An important point to dicuss here is that even though any data might be mapped to a particular virtual node, the virtual node is not the master node for this data for either read or right. A client can request to read or write a data from any node they want. This is essential in creating a highly available system.
Q: How does a write/read happen in our system?
A:
Write request:
A client can contact any node in the ring with a put() request to write data, this node acts as a coordinating node for this request. Coordinating node then forwards the request to the mapping nodes for the data(hashing) and waits for acknowledgement from them. When it receives W(explained later) acknowledgements, it returns a write-accepted message to the client.
Read request:
To perform a get() request, client can connect to any node in the ring which becomes the coordinating node for this request. The coordinating node then asks all replica nodes for this data and returns consolidated data to the client when R of them replies back.

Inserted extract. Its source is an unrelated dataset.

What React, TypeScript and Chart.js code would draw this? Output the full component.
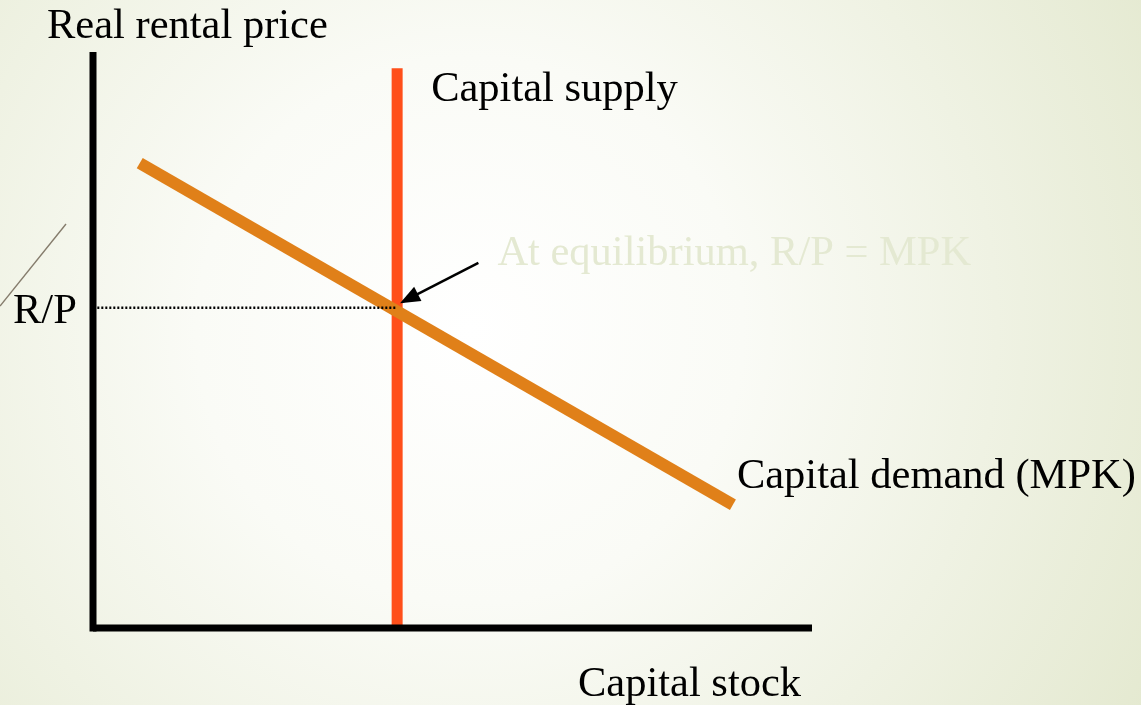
import React, { useEffect, useRef } from "react";
import { Chart, registerables } from "chart.js";

Chart.register(...registerables);

// ---- data (economic units: 0..100 on both axes) ----
const axisXLine = [ { x: 0, y: 0 }, { x: 100, y: 0 } ];
const axisYLine = [ { x: 0, y: -0.6 }, { x: 0, y: 100 } ];
const supplyX = [42.3, 42.3];
const supplyY = [0, 97.2];
const demandX = [6.5, 89.0];
const demandY = [80.7, 21.4];
const equilibriumRP = 55.6;
const rpLineX = [0.6, 42.3];
const arrowX = [53.6, 42.7];
const arrowY = [63.4, 56.4];

const labels = {
  yTitle: "Real rental price",
  xTitle: "Capital stock",
  supply: "Capital supply",
  demand: "Capital demand (MPK)",
  rp: "R/P",
  note: "At equilibrium, R/P = MPK",
};

const FONT = '42.5px "Liberation Serif", "Times New Roman", serif';

const decorPlugin = {
  id: "decor",
  beforeDraw(chart: any) {
    const { ctx, width, height } = chart;
    ctx.save();
    const g = ctx.createRadialGradient(470, 330, 0, 470, 330, 780);
    g.addColorStop(0, "#FFFFFF");
    g.addColorStop(0.35, "#FAFBF6");
    g.addColorStop(1, "#E4E9D0");
    ctx.fillStyle = g;
    ctx.fillRect(0, 0, width, height);
    // slide decoration line
    ctx.strokeStyle = "#857C6C";
    ctx.lineWidth = 1.4;
    ctx.beginPath();
    ctx.moveTo(0, 306);
    ctx.lineTo(66, 224);
    ctx.stroke();
    ctx.restore();
  },
  afterDatasetsDraw(chart: any) {
    const { ctx } = chart;
    const xs = chart.scales.x;
    const ys = chart.scales.y;
    const px = (v: number) => xs.getPixelForValue(v);
    const py = (v: number) => ys.getPixelForValue(v);
    ctx.save();
    // arrow head
    const x0 = px(arrowX[0]), y0 = py(arrowY[0]);
    const x1 = px(arrowX[1]), y1 = py(arrowY[1]);
    const ang = Math.atan2(y1 - y0, x1 - x0);
    const len = 20, half = 8;
    ctx.fillStyle = "#000";
    ctx.beginPath();
    ctx.moveTo(x1, y1);
    ctx.lineTo(x1 - len * Math.cos(ang) + half * Math.sin(ang), y1 - len * Math.sin(ang) - half * Math.cos(ang));
    ctx.lineTo(x1 - len * Math.cos(ang) - half * Math.sin(ang), y1 - len * Math.sin(ang) + half * Math.cos(ang));
    ctx.closePath();
    ctx.fill();

    // texts
    ctx.font = FONT;
    ctx.textBaseline = "alphabetic";
    ctx.textAlign = "left";
    ctx.fillStyle = "#000";
    ctx.fillText(labels.yTitle, px(0) - 46, py(100) - 14);
    ctx.fillText(labels.supply, px(supplyX[0]) + 34, py(supplyY[1]) + 33);
    ctx.fillText(labels.demand, px(demandX[1]) + 4, py(demandY[1]) - 17);
    ctx.fillText(labels.xTitle, px(100) - 234, py(0) + 68);
    ctx.fillText(labels.rp, px(0) - 80, py(equilibriumRP) + 15);
    ctx.fillStyle = "#E4E9D2";
    ctx.fillText(labels.note, px(arrowX[0]) + 19, py(arrowY[0]) + 2);
    ctx.restore();
  },
};

export default function App() {
  const ref = useRef<HTMLCanvasElement | null>(null);
  useEffect(() => {
    if (!ref.current) return;
    const line = (data: any[], color: string, width: number, extra: any = {}) => ({
      type: "line",
      data,
      borderColor: color,
      backgroundColor: color,
      borderWidth: width,
      pointRadius: 0,
      showLine: true,
      fill: false,
      tension: 0,
      clip: false,
      borderCapStyle: "butt",
      ...extra,
    });
    const chart = new Chart(ref.current, {
      type: "scatter",
      data: {
        datasets: [
          line(rpLineX.map((x) => ({ x, y: equilibriumRP })), "#000", 2.5, { borderDash: [2, 2] }),
          line(axisYLine, "#000", 7),
          line(axisXLine, "#000", 7),
          line(demandX.map((x, i) => ({ x, y: demandY[i] })), "#E08019", 12),
          line(supplyX.map((x, i) => ({ x, y: supplyY[i] })), "#FF4F1A", 11),
          line(arrowX.map((x, i) => ({ x, y: arrowY[i] })), "#000", 2.5),
        ] as any,
      },
      options: {
        responsive: false,
        animation: false,
        devicePixelRatio: 1,
        layout: { padding: { left: 93, right: 329, top: 52, bottom: 77 } },
        plugins: { legend: { display: false }, tooltip: { enabled: false } },
        scales: {
          x: { type: "linear", min: 0, max: 100, display: false },
          y: { type: "linear", min: 0, max: 100, display: false },
        },
        events: [],
      } as any,
      plugins: [decorPlugin],
    });
    return () => chart.destroy();
  }, []);
  return (
    <canvas
      ref={ref}
      width={1141}
      height={705}
      style={{ position: "fixed", left: 0, top: 0, width: 1141, height: 705 }}
    />
  );
}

Read and Write consistency:
W and R are called write and read consistency number respectively. To recap, W is the minimum number of nodes from which the coordinating node should get an ack before making a write successful and R is the minimum number of nodes from which the coordinating node should get back read values to return them back to the client.
R, W together forms quorum of the system. For a read to be consistent(return the latest write), we need to keep W + R > P.
Depending on the feature requirement W and R can be adjusted, for example to have very fast writes we can keep W = 1 and R = P. If our system is read heavy we can keep R = 1 and W = P. If read and write are equally distributed, we can keep both R and W as (P+1)/2.
Q: What if a machine goes down?
A: Since no node is only responsible for a piece of data, it's going down won't really affect our writes/reads. As long as W out of P nodes are available for some key, it can be updated(similarily for read).
Note that in case of less than W nodes available to write for some data, we can relax our write consistency(sacrificing data consistency for availability).
Q: What kind of consistency can we provide?
A: If we keep W = P, we can provide strong consistency but we won't be available for some writes even if one of our DB machine dies.
Earlier we saw in master-master configuration that in network partition cases, our masters may diverge to provide availability. In our current system, essentially all of our nodes are master and the point that they will diverge should be taken for granted and we should build our system considering it.
Therefore we should build for the case where W is less than P, hence our writes will be propagated i.e. some machines will have an updated view of data and some will not, therefore they are not consistent. The best we can guarentee here is eventual consistency, that is in due time, all the changes will be applied to every server and in the end they will all have a consistent view of the data.
To achieve eventual consistency, we need to be able to resolve differences between data on two servers. There are a couple of detect and resolve data conflicts that may arise.
First, if data(key, value) we store is such that value is just a single column, we can use a simple criteria of LWW(last write wins) to resolve conflicts. So if two servers have different view of a key, in the resolve step we can update the server with the stale with the new data and therefore become consistent.
The other way is to store augmented data for each row indicating all the coordinating nodes for the row till now. Now, to detect and understand conflict we can compare the augmented data. If one is a subset of the other(all the writes seen by one of the row has been seen by the other row) we can safely ignore the one with smaller augmented data. Otherwise, we have a conflit for our row and need application level logic to resolve it. This way is usually required when our value if composed of more than one independent column.